What is asked: Reproduce from the records below, with no pictures, exactly the lines between the one containing "Reproduce this chart with Chart.js." and the one containing "const lineGrey = '#87888a';", inclusive.
*** Entries supplied ***
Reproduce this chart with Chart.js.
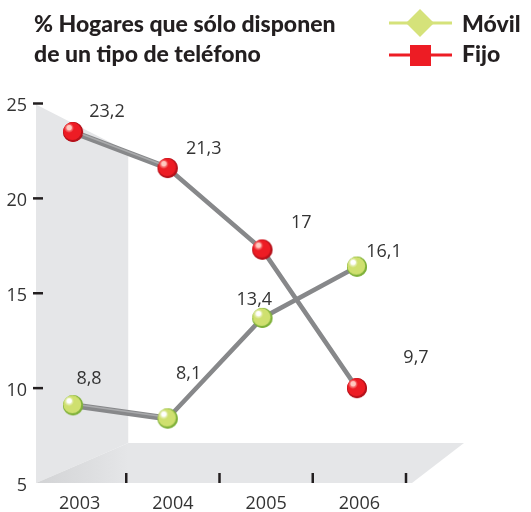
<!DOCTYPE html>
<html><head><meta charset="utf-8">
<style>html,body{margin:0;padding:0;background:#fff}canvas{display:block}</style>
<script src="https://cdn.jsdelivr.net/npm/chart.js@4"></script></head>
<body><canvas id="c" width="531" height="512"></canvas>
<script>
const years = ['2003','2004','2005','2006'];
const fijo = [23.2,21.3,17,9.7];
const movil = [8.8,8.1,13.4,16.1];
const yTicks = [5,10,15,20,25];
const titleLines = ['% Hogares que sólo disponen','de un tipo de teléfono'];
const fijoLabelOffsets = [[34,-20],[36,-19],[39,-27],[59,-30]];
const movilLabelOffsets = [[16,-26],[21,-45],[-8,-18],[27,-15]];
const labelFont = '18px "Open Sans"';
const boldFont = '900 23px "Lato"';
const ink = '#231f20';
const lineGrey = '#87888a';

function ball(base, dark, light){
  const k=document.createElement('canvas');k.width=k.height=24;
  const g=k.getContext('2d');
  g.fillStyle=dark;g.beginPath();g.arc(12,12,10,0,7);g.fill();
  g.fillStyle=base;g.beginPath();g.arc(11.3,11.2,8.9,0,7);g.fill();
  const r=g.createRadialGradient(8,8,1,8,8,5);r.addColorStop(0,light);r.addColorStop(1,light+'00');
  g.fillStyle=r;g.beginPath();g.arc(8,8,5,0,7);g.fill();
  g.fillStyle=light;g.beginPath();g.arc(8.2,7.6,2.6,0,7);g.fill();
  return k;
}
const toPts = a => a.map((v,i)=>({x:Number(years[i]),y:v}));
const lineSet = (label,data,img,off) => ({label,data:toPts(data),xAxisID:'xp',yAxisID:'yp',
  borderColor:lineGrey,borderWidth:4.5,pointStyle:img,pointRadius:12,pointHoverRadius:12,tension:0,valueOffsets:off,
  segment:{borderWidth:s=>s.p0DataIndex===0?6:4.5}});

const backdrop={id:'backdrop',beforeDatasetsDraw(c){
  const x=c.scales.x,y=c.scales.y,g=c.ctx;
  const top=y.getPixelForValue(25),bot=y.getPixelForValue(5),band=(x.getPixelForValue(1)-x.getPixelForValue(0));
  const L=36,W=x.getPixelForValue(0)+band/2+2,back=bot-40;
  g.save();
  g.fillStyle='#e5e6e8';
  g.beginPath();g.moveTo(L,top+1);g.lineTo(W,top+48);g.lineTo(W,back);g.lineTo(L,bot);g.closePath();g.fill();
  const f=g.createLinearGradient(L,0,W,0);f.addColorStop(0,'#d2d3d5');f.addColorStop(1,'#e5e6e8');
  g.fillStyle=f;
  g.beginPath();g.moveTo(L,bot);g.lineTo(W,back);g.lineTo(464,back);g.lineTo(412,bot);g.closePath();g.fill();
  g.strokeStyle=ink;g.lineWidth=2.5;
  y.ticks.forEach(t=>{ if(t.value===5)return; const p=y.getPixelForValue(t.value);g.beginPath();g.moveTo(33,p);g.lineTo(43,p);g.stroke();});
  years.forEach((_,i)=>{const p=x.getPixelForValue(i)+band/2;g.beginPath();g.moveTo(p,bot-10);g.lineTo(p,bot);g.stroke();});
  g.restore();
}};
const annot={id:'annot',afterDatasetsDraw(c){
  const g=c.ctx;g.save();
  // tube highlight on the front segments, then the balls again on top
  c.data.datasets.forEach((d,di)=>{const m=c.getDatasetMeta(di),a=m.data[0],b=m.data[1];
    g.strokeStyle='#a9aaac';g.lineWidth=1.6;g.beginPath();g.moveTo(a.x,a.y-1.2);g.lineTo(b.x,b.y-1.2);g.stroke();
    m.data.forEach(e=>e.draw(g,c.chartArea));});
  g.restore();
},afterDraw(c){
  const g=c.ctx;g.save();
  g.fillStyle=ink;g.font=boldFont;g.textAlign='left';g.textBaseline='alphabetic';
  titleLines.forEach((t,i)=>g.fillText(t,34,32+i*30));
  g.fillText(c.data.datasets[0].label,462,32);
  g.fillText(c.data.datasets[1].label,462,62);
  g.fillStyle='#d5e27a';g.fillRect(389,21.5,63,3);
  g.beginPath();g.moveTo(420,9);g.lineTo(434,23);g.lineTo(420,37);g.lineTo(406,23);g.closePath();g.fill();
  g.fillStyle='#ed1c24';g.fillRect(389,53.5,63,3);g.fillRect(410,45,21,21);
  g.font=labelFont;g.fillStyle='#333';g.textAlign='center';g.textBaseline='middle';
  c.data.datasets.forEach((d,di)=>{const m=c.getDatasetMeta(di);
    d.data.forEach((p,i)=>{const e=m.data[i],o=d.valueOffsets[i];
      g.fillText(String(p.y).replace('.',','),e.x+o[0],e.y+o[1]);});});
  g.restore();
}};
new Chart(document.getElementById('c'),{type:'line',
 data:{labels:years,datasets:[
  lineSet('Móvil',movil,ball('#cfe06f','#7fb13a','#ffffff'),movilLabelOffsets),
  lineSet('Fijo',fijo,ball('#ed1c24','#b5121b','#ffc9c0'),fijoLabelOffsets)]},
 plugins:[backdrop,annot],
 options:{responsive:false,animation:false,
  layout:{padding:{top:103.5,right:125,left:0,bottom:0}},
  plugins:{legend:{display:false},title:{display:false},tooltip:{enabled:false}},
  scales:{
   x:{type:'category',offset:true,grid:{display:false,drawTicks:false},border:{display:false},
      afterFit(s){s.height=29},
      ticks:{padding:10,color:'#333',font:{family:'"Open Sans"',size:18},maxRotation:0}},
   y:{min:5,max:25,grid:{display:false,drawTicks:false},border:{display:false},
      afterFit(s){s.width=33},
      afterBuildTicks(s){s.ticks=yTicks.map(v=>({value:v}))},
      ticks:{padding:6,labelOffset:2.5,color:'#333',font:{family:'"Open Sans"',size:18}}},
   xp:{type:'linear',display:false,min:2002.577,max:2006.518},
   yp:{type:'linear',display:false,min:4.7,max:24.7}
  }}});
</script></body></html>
***
*** Entries supplied ***
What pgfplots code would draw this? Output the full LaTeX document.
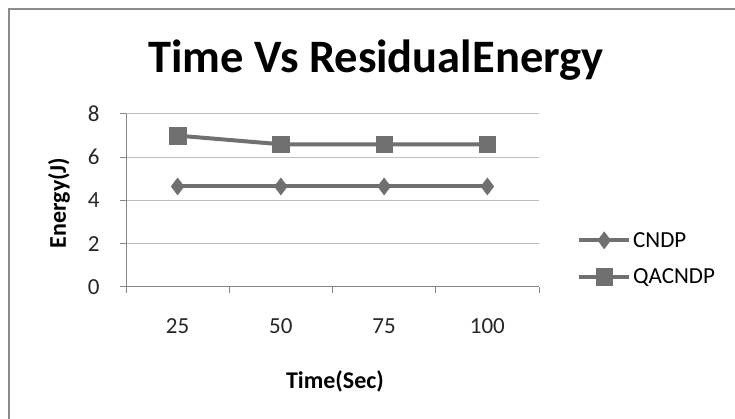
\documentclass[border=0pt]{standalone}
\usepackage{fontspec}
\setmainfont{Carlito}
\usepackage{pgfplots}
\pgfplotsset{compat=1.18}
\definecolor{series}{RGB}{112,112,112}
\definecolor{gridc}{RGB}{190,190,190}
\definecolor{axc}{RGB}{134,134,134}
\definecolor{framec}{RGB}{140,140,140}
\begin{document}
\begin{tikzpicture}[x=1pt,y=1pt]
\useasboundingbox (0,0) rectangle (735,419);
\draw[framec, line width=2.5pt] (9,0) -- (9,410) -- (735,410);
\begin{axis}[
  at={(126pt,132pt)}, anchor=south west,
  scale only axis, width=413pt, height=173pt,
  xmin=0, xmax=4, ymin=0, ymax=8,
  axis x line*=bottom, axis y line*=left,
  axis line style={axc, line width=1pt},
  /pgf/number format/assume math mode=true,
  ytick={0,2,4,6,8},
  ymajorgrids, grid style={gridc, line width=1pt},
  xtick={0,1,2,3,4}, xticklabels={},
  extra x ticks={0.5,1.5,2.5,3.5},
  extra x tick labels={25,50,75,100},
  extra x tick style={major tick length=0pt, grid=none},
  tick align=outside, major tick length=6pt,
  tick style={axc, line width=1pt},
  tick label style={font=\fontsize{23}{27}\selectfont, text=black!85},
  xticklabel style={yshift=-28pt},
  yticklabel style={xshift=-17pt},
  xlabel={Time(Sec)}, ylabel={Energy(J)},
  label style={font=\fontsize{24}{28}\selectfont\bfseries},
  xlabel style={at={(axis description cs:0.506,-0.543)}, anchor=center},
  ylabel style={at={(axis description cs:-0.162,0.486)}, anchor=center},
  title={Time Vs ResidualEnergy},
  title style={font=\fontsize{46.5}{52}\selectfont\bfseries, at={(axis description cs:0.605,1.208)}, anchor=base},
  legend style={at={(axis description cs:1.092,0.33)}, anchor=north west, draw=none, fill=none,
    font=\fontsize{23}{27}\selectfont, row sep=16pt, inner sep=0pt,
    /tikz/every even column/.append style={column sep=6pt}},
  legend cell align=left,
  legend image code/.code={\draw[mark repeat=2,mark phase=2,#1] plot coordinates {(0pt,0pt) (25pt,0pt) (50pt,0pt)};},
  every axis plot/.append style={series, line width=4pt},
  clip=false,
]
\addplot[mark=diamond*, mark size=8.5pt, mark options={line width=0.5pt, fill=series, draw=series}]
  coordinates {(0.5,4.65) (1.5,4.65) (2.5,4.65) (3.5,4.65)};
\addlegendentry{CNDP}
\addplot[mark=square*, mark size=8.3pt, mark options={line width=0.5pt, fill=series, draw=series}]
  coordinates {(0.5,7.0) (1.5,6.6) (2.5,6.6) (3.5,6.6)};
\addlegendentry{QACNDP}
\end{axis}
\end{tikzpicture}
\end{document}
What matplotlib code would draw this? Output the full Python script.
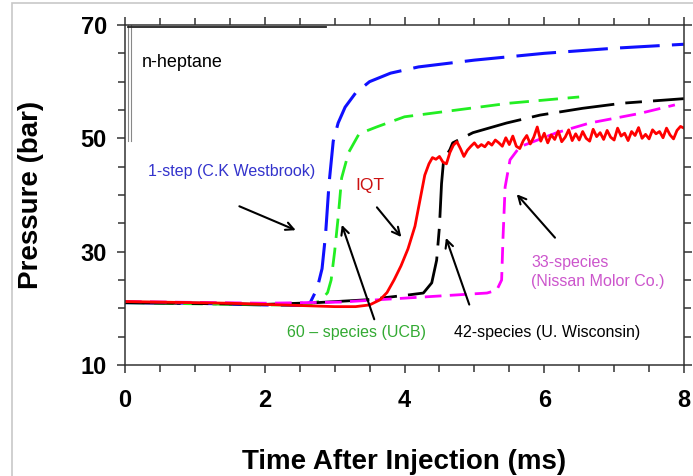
***
*** Entries supplied ***
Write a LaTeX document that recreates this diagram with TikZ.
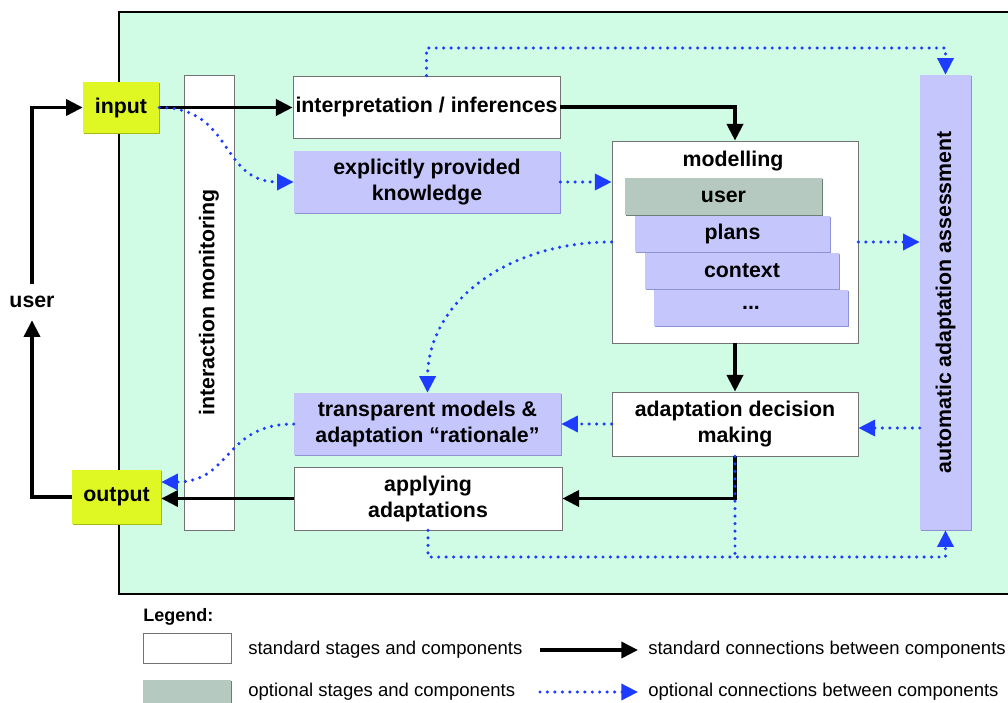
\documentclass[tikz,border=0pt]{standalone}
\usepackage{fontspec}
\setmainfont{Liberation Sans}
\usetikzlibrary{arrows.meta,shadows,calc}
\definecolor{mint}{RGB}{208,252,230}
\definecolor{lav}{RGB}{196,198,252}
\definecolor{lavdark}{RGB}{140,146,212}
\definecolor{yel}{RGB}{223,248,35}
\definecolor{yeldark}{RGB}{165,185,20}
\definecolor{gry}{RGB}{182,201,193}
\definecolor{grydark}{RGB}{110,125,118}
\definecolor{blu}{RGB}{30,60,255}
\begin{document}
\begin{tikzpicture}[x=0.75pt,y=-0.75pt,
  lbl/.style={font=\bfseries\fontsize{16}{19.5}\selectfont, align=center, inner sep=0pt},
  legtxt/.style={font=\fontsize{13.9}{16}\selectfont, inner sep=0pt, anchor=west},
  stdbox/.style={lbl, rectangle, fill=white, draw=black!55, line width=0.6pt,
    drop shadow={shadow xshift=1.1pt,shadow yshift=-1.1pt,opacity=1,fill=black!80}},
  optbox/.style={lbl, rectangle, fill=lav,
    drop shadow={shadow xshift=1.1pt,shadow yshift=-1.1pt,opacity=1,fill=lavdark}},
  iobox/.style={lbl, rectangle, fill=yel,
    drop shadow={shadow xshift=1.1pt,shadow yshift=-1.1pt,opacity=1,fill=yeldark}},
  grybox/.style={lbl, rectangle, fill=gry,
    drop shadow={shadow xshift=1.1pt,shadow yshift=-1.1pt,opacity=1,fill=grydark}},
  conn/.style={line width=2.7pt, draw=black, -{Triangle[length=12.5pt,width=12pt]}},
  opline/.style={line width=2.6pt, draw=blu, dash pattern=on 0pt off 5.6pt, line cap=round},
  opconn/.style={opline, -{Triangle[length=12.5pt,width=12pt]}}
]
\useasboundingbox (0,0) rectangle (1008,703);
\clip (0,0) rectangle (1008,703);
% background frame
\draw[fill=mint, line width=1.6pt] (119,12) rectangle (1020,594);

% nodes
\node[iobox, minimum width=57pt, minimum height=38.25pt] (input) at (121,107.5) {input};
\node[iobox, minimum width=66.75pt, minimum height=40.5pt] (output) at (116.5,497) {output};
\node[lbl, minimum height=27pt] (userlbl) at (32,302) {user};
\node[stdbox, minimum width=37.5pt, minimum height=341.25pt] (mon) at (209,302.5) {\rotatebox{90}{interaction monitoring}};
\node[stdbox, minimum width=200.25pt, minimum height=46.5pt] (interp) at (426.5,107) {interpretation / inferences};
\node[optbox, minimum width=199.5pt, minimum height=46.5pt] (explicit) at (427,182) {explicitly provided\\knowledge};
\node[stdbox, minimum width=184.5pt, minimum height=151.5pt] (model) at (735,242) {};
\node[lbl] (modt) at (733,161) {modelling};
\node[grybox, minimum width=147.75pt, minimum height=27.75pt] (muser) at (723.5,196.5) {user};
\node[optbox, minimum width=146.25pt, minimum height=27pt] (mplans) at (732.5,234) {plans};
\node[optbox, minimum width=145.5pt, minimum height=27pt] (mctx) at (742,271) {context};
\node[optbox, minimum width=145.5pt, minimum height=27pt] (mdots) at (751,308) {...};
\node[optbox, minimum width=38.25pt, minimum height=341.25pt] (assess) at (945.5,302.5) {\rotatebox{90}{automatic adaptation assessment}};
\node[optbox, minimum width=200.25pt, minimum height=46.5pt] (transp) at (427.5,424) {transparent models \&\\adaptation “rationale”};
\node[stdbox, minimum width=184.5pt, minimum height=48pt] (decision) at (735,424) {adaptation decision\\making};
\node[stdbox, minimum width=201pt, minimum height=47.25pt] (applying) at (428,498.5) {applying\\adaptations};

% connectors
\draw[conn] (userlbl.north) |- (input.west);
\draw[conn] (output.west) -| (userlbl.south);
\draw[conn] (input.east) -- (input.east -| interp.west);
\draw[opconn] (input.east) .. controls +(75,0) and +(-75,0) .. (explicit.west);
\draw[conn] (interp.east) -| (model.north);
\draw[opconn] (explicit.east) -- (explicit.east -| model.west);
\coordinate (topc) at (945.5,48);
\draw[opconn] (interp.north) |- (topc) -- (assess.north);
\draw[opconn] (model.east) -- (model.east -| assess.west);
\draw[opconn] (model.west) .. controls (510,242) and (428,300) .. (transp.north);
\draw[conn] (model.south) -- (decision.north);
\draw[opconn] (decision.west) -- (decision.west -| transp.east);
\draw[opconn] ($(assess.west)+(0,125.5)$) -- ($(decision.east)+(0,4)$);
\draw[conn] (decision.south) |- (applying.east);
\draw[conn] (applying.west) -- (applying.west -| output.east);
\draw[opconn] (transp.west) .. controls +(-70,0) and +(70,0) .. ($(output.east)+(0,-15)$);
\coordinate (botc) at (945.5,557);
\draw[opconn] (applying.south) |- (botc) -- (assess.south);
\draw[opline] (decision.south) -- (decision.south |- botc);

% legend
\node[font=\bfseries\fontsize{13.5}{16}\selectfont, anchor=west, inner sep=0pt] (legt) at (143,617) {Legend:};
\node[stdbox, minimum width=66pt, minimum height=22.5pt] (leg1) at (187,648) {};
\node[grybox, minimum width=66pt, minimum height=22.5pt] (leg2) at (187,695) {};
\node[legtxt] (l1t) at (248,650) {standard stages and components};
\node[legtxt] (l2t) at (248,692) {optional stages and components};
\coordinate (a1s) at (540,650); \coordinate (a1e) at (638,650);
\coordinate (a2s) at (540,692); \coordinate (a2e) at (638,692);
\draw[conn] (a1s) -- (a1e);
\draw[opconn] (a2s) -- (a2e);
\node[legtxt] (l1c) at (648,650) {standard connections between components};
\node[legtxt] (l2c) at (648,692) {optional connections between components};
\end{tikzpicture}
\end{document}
***
Output below:
Reproduce this chart with Chart.js.
<!DOCTYPE html>
<html><head><meta charset="utf-8">
<style>html,body{margin:0;padding:0;background:#fff}canvas{display:block}</style>
<script src="https://cdn.jsdelivr.net/npm/chart.js@4"></script></head>
<body><canvas id="c" width="531" height="512"></canvas>
<script>
const years = ['2003','2004','2005','2006'];
const fijo = [23.2,21.3,17,9.7];
const movil = [8.8,8.1,13.4,16.1];
const yTicks = [5,10,15,20,25];
const titleLines = ['% Hogares que sólo disponen','de un tipo de teléfono'];
const fijoLabelOffsets = [[34,-20],[36,-19],[39,-27],[59,-30]];
const movilLabelOffsets = [[16,-26],[21,-45],[-8,-18],[27,-15]];
const labelFont = '18px "Open Sans"';
const boldFont = '900 23px "Lato"';
const ink = '#231f20';
const lineGrey = '#87888a';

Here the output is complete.